### Exercise requirements
Scan the lines below for the string "this" and report how many lines contain it, giving only the number.
• • • • •
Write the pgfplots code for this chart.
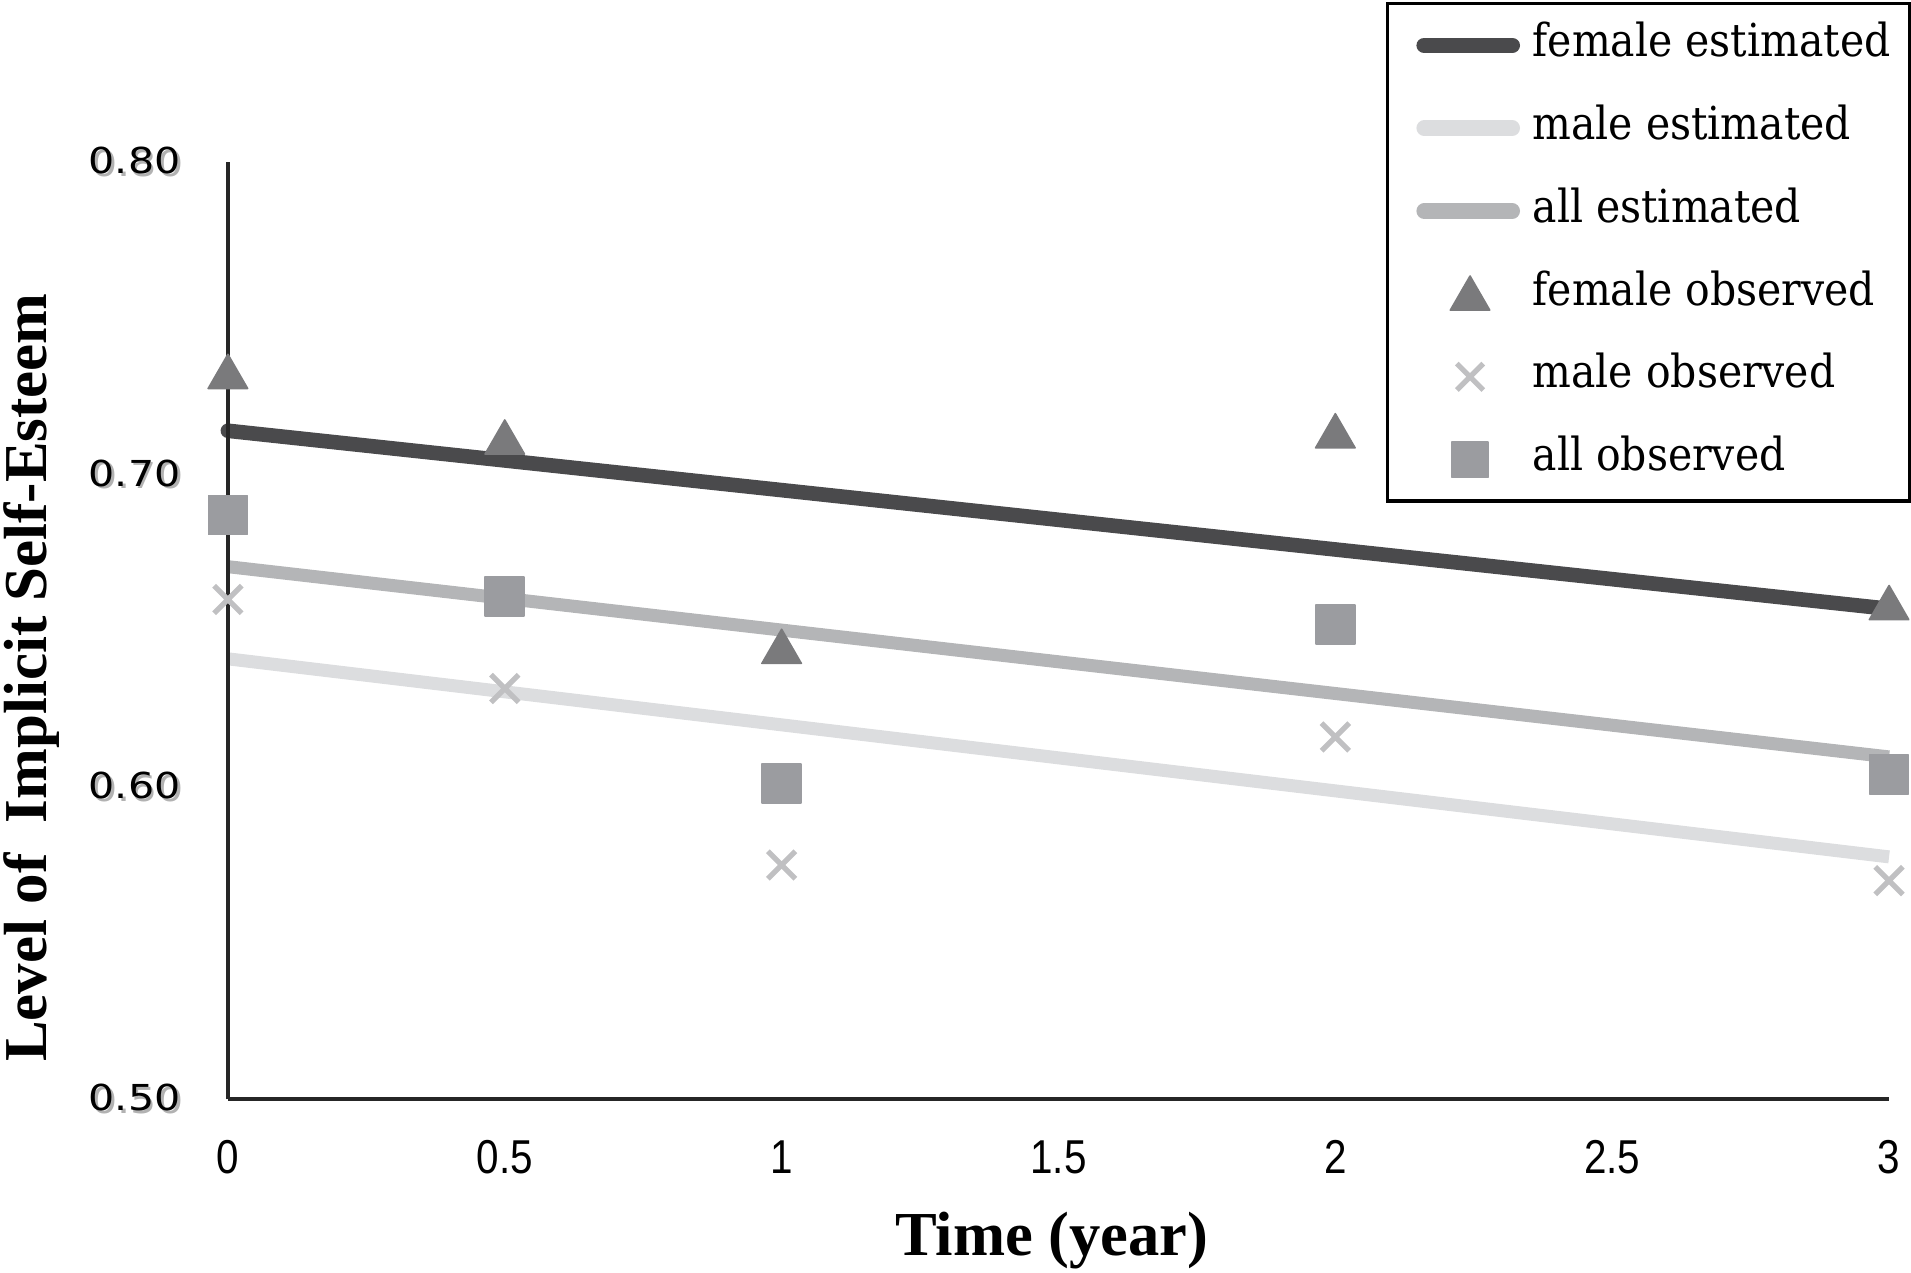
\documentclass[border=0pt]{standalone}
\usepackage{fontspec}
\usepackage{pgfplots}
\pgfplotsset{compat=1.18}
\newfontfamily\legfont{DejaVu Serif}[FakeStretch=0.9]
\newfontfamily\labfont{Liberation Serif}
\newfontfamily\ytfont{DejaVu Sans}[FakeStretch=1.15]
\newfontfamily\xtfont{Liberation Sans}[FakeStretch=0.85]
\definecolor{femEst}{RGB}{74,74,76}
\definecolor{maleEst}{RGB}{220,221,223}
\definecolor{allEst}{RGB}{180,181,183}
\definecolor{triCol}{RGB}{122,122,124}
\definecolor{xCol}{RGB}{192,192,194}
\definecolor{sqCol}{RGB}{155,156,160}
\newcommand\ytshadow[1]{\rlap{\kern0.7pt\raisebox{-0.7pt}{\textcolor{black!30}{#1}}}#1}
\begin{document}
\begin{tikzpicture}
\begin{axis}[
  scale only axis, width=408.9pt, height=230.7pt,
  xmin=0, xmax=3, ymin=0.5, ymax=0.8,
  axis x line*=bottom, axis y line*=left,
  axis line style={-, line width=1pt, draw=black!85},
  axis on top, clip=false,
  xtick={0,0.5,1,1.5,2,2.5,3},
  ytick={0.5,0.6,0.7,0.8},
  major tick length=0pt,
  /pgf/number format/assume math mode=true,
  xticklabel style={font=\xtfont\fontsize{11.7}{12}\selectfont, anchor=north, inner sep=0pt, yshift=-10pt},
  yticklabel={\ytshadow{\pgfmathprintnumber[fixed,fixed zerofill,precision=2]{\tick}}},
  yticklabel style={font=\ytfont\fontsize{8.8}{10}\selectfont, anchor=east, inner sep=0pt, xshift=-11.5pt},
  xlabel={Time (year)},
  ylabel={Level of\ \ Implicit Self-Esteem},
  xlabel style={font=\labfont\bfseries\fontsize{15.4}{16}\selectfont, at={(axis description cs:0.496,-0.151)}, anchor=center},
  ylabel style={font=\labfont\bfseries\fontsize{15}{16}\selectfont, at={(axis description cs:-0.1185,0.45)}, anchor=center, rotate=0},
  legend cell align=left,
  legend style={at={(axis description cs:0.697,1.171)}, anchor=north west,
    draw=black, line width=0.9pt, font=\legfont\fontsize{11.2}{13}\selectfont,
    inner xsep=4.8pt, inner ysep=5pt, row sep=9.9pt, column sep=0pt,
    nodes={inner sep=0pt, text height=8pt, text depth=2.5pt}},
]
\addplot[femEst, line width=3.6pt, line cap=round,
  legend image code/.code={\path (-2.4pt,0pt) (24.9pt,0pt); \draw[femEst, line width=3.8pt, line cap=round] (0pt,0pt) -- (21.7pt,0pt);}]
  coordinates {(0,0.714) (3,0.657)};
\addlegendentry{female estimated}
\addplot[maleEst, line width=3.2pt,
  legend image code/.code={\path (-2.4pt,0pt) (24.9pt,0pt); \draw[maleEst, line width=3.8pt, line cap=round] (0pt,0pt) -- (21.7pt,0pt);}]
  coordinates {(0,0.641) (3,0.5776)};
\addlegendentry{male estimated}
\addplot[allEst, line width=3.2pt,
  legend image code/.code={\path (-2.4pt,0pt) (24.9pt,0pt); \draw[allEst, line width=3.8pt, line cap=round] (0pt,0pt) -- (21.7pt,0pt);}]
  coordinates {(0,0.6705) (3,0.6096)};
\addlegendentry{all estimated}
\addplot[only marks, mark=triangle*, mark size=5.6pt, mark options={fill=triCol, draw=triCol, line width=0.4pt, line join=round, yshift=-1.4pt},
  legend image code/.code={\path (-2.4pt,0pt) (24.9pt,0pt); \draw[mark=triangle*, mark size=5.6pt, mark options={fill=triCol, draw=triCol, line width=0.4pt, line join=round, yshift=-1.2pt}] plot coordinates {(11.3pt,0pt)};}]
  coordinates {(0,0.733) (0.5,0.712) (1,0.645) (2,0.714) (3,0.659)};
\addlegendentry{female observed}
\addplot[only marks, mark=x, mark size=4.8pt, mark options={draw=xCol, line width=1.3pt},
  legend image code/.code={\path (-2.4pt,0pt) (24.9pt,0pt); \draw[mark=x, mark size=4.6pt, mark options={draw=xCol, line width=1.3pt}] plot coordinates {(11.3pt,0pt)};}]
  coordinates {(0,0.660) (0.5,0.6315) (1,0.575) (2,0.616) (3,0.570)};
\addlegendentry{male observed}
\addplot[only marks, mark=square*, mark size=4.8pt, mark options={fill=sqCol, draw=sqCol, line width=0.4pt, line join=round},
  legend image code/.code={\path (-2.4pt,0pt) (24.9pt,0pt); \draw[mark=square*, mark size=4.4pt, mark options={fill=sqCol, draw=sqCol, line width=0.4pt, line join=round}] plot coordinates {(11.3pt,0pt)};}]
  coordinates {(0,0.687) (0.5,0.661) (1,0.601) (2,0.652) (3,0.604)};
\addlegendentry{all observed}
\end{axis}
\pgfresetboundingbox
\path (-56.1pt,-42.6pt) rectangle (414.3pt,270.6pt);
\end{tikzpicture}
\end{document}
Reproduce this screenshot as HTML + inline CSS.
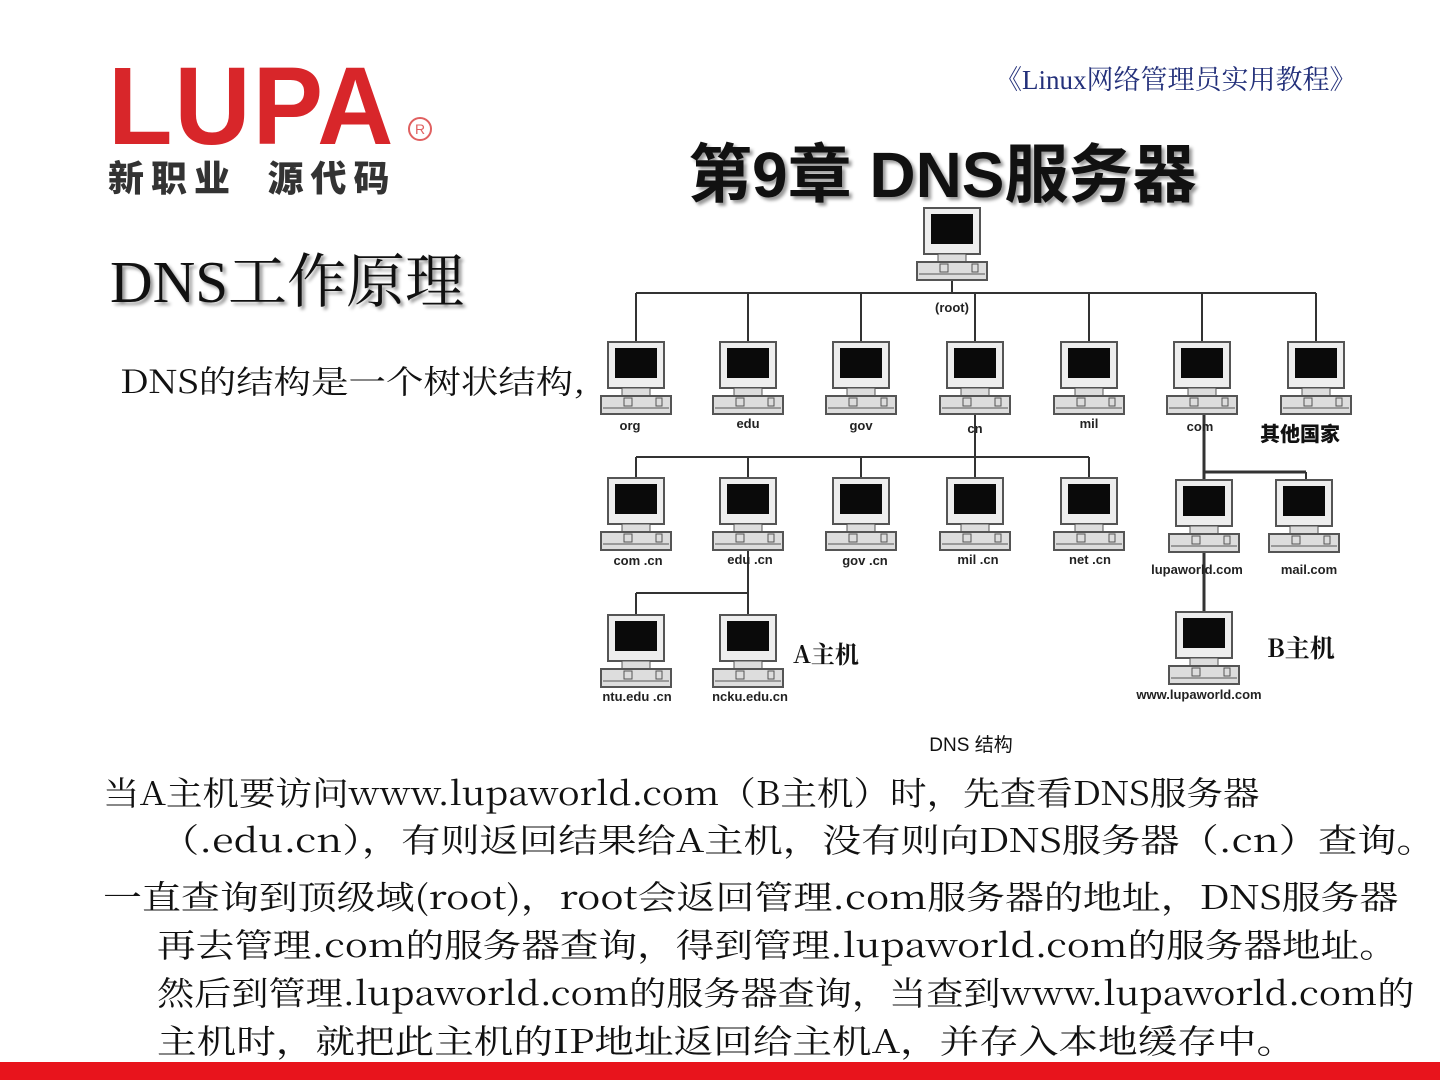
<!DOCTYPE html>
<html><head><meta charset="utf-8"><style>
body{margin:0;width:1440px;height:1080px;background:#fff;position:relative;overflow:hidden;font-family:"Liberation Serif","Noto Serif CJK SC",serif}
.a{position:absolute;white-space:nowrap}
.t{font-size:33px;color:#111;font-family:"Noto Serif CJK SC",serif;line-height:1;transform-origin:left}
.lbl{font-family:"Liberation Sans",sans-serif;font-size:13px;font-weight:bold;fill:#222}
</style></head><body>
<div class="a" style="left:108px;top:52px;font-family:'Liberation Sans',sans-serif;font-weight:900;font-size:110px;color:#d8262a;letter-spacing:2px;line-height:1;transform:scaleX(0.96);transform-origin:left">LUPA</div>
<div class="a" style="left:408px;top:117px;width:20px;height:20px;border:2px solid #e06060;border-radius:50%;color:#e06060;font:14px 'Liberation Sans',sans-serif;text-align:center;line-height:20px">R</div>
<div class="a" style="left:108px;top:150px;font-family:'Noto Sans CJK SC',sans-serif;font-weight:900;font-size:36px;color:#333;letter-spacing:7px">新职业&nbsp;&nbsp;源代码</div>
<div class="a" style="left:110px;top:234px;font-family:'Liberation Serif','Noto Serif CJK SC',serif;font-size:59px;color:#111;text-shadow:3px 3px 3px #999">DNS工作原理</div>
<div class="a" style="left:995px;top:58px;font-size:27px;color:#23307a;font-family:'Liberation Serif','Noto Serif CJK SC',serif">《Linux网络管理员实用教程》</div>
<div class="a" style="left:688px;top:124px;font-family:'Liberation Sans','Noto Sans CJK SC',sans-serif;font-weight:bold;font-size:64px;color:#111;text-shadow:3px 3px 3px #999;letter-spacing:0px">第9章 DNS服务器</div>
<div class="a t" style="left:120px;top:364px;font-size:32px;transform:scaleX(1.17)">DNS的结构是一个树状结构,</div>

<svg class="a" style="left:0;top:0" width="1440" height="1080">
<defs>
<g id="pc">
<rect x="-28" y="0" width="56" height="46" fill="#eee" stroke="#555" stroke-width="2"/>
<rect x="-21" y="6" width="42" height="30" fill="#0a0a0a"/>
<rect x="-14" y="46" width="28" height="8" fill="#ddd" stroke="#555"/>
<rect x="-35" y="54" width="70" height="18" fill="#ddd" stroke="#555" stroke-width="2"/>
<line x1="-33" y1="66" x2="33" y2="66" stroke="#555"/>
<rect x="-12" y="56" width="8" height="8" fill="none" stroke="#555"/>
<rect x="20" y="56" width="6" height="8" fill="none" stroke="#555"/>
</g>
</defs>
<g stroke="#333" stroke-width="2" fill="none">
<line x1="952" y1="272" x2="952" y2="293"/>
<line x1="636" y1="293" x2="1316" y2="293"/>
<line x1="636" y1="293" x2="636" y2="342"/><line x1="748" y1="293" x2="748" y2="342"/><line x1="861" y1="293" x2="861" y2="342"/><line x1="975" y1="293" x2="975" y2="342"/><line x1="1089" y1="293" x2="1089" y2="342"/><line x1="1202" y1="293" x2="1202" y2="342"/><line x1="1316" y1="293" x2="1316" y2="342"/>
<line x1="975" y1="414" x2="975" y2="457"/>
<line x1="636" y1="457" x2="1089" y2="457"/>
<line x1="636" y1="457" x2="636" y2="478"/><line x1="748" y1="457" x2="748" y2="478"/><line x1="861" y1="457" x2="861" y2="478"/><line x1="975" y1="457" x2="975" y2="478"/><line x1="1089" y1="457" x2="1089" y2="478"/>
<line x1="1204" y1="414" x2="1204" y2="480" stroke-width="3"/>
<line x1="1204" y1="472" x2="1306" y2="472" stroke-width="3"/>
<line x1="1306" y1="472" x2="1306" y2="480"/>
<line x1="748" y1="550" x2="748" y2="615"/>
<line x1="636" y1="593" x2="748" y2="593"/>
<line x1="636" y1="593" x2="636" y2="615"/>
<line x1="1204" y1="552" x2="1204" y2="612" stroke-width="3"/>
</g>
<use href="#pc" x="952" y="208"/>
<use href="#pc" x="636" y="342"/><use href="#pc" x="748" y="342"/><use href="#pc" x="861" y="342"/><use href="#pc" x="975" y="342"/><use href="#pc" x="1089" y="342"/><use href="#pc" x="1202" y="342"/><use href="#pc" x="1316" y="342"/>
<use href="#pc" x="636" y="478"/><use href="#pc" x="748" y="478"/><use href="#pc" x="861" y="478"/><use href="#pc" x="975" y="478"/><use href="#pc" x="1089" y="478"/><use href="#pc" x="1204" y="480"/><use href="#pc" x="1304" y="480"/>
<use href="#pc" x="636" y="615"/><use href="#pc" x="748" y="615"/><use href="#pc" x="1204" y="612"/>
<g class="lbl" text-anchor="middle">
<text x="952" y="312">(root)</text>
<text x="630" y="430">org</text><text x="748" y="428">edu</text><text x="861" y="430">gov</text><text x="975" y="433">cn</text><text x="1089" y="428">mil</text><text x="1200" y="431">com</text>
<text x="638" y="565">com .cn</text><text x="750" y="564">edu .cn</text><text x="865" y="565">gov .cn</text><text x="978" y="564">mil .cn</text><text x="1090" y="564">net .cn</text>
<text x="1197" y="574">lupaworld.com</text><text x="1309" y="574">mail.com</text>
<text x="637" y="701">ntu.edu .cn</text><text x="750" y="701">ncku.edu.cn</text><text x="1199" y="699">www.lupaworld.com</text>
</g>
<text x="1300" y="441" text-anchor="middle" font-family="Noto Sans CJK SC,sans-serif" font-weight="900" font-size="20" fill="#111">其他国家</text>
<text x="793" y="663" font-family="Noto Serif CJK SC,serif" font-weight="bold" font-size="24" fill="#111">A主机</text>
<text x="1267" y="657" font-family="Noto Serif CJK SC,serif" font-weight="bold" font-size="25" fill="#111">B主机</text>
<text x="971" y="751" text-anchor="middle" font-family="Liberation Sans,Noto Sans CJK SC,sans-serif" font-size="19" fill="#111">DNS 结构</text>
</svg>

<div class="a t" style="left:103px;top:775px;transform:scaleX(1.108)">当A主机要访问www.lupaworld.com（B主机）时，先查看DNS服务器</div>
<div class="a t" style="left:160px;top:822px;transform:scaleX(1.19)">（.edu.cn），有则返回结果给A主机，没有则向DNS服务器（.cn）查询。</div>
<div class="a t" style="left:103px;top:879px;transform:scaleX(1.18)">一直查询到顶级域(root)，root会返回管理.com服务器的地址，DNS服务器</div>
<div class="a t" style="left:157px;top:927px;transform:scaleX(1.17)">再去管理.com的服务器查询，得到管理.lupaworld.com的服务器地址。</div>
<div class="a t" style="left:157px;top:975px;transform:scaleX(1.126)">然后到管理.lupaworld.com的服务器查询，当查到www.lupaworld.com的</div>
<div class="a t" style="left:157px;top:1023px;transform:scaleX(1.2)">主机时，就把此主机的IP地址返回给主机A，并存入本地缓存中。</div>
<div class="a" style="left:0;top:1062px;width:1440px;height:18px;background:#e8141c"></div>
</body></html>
• • • • •
### Completed task
2